» **Written task**:
What lies from the line containing "Recreate this image" through the line containing "Serif', 'Times New"? Print exactly those lines, with both ends, and no others.

[Rows from a dataset of charts and code]
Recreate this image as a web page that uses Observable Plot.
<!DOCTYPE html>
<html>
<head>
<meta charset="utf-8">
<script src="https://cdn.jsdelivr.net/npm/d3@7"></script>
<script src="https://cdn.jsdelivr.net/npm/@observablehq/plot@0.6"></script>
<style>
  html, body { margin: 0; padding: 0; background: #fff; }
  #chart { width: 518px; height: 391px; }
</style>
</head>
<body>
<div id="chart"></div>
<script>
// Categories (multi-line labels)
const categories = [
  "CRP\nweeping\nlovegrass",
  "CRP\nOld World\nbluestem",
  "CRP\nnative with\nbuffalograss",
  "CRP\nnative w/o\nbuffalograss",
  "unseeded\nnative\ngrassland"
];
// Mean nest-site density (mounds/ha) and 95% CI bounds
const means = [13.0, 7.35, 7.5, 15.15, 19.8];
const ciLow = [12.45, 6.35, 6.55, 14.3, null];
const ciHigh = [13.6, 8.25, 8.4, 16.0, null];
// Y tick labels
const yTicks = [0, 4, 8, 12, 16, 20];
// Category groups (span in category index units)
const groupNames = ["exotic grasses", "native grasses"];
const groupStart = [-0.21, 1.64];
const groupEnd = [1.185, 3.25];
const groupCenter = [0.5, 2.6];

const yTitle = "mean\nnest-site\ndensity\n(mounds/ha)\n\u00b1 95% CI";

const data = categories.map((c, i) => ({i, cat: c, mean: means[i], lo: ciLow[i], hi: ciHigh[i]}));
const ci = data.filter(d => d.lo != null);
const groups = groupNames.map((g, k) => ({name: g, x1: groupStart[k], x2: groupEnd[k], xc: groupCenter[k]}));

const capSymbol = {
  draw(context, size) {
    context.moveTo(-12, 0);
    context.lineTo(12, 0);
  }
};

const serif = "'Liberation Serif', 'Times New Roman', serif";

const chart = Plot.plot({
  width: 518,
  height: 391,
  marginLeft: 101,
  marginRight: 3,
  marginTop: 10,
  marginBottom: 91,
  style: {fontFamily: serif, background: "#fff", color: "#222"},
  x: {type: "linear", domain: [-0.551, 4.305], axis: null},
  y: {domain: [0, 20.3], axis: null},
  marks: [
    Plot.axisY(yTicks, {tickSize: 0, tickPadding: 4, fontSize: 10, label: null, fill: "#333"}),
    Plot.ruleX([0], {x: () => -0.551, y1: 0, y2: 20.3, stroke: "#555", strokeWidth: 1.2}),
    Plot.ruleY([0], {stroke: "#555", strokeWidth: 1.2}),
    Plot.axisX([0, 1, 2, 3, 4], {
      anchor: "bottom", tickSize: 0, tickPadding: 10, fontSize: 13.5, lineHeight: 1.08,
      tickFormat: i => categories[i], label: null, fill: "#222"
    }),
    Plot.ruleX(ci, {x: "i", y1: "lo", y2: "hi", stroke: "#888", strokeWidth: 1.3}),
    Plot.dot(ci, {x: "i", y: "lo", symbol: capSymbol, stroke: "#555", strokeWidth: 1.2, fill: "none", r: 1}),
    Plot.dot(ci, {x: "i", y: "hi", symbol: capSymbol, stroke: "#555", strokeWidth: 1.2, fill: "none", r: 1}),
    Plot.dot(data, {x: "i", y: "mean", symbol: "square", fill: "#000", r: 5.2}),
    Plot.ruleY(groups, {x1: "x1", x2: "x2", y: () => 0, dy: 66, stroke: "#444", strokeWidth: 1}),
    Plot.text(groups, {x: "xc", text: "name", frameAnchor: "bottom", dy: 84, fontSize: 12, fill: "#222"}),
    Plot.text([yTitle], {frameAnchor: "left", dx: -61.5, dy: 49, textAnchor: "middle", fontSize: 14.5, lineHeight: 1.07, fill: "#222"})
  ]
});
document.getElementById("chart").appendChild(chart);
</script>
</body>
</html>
---
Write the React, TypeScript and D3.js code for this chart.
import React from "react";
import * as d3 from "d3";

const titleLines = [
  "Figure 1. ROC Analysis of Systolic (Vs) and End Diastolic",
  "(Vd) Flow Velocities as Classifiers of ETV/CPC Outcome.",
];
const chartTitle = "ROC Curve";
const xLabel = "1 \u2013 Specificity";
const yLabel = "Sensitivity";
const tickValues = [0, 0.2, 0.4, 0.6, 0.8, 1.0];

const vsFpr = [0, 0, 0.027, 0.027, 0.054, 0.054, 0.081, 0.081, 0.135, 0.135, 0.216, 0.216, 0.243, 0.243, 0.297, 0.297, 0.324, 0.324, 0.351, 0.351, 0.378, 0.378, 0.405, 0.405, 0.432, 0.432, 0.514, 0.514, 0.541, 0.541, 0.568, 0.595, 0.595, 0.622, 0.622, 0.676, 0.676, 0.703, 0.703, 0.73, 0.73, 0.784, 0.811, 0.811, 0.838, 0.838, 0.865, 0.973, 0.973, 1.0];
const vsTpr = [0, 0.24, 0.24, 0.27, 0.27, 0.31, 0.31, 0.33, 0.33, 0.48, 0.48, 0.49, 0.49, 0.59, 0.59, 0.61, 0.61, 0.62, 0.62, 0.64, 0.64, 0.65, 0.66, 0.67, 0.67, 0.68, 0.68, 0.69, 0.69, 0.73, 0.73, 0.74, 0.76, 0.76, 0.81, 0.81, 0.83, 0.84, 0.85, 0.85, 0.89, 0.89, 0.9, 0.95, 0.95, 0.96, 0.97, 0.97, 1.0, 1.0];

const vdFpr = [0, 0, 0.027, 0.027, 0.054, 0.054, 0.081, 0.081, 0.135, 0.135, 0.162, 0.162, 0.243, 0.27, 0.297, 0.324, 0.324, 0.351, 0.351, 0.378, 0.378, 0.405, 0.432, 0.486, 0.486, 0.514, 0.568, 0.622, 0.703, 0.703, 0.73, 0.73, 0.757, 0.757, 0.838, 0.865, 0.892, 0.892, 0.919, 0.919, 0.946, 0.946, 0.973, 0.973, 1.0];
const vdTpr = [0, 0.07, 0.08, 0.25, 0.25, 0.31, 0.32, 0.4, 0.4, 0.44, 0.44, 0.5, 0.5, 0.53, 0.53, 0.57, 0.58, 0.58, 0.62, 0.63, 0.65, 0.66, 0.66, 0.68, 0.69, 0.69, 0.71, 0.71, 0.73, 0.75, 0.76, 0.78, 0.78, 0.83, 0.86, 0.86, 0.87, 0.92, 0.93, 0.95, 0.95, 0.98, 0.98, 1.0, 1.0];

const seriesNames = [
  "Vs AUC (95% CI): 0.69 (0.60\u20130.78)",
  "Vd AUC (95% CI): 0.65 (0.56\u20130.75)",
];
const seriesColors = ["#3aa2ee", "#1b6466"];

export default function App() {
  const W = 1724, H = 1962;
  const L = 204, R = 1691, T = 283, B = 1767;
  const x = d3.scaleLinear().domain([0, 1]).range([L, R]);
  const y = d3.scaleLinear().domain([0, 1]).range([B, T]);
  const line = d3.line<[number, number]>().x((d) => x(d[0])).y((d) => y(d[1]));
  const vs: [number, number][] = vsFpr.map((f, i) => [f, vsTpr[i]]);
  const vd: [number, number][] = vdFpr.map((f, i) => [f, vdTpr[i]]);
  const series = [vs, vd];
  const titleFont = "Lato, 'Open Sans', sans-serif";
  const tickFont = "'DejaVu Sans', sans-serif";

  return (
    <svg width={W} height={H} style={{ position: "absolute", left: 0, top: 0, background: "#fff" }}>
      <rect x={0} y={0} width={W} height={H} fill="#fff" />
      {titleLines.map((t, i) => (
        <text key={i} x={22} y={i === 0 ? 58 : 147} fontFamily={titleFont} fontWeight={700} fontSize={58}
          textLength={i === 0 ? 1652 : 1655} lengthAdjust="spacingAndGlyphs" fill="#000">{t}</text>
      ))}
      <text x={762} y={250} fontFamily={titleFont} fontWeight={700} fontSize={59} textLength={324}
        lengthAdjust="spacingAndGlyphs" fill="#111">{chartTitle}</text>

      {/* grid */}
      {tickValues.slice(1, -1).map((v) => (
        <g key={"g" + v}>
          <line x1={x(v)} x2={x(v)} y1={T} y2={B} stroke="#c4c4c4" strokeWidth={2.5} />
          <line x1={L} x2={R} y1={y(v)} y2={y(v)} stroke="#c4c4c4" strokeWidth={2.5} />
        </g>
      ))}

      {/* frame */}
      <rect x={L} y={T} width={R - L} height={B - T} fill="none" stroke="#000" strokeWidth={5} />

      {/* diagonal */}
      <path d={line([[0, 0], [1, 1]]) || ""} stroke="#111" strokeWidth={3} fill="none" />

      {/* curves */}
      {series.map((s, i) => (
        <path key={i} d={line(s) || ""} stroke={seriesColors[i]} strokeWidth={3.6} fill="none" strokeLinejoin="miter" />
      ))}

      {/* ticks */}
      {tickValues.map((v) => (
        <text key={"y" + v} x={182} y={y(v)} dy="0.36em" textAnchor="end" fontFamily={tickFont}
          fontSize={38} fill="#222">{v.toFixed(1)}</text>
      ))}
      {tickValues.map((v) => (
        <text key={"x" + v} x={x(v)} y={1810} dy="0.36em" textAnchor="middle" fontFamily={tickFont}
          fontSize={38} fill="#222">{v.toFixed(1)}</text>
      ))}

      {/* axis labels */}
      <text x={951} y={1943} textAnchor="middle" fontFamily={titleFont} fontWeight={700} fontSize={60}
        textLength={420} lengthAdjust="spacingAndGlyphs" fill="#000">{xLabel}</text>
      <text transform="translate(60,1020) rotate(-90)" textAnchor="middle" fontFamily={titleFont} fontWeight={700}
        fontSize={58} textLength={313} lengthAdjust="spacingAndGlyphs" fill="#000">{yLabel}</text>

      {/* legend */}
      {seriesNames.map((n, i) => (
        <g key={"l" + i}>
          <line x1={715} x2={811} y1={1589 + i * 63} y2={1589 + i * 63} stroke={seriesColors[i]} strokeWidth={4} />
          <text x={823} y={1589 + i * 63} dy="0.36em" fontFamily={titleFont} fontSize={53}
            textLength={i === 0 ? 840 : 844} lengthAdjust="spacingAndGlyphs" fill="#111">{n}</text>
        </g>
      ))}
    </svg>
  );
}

» **The result**:
Recreate this image as a web page that uses Observable Plot.
<!DOCTYPE html>
<html>
<head>
<meta charset="utf-8">
<script src="https://cdn.jsdelivr.net/npm/d3@7"></script>
<script src="https://cdn.jsdelivr.net/npm/@observablehq/plot@0.6"></script>
<style>
  html, body { margin: 0; padding: 0; background: #fff; }
  #chart { width: 518px; height: 391px; }
</style>
</head>
<body>
<div id="chart"></div>
<script>
// Categories (multi-line labels)
const categories = [
  "CRP\nweeping\nlovegrass",
  "CRP\nOld World\nbluestem",
  "CRP\nnative with\nbuffalograss",
  "CRP\nnative w/o\nbuffalograss",
  "unseeded\nnative\ngrassland"
];
// Mean nest-site density (mounds/ha) and 95% CI bounds
const means = [13.0, 7.35, 7.5, 15.15, 19.8];
const ciLow = [12.45, 6.35, 6.55, 14.3, null];
const ciHigh = [13.6, 8.25, 8.4, 16.0, null];
// Y tick labels
const yTicks = [0, 4, 8, 12, 16, 20];
// Category groups (span in category index units)
const groupNames = ["exotic grasses", "native grasses"];
const groupStart = [-0.21, 1.64];
const groupEnd = [1.185, 3.25];
const groupCenter = [0.5, 2.6];

const yTitle = "mean\nnest-site\ndensity\n(mounds/ha)\n\u00b1 95% CI";

const data = categories.map((c, i) => ({i, cat: c, mean: means[i], lo: ciLow[i], hi: ciHigh[i]}));
const ci = data.filter(d => d.lo != null);
const groups = groupNames.map((g, k) => ({name: g, x1: groupStart[k], x2: groupEnd[k], xc: groupCenter[k]}));

const capSymbol = {
  draw(context, size) {
    context.moveTo(-12, 0);
    context.lineTo(12, 0);
  }
};

const serif = "'Liberation Serif', 'Times New Roman', serif";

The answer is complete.